Dissipative particle dynamics (DPD) simulation was performed to construct the mesophase membrane morphologies of poly(4-methyl-1-pentene) (PMP) during thermally induced phase separation (TIPS). The PMP morphologies and their fluid diffusivities relationship was established using a mesoscale 3-D tetragonal-like structure construction. The effects of PMP concentration and the use of a single diluent (dioctyl phthalate, diphenyl ether, and dibutyl phthalate) or a mixed diluent on the pore morphology were compared. The diffusivity resistance was evaluated by comparing the mean square displacement of a hypothetical fluid bead through tetragonal-like morphologies in three normal directions.
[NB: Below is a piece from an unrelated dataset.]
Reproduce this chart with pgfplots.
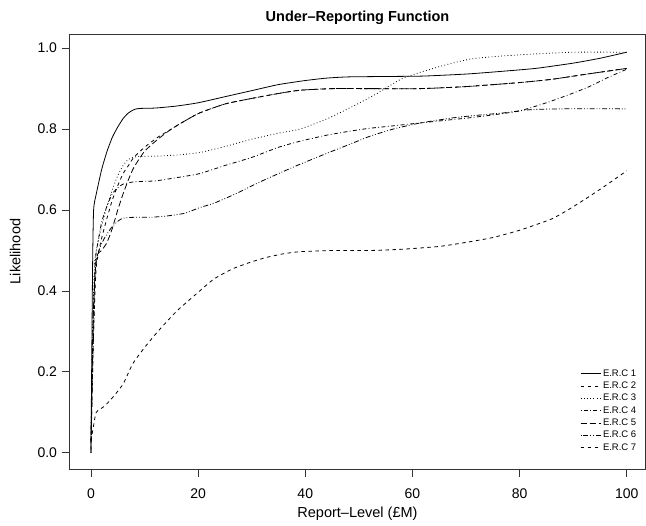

The 3-D morphology and density profile results revealed that larger pores were produced after TIPS when the PMP-diluent interaction was weaker. Radial distribution function analysis showed that poor diluent and high PMP concentration could form a coarsened structure with less interconnectivity, indicating more diffusion resistance. To verify DPD simulation results, PMP hollow fibre membranes (HFMs) were fabricated via TIPS, and HFM cross-sectional morphologies proved that the pore structures agreed with the DPD-simulation 3-D evolution diagram. The structure-fluid diffusivity resistance relationship was also confirmed by porosity measurements and gas permeation testing. The DPD simulation method is promising for the fabrication and design of gas-diffusive membranes, especially in terms of the rational selection of diluent and polymer concentration.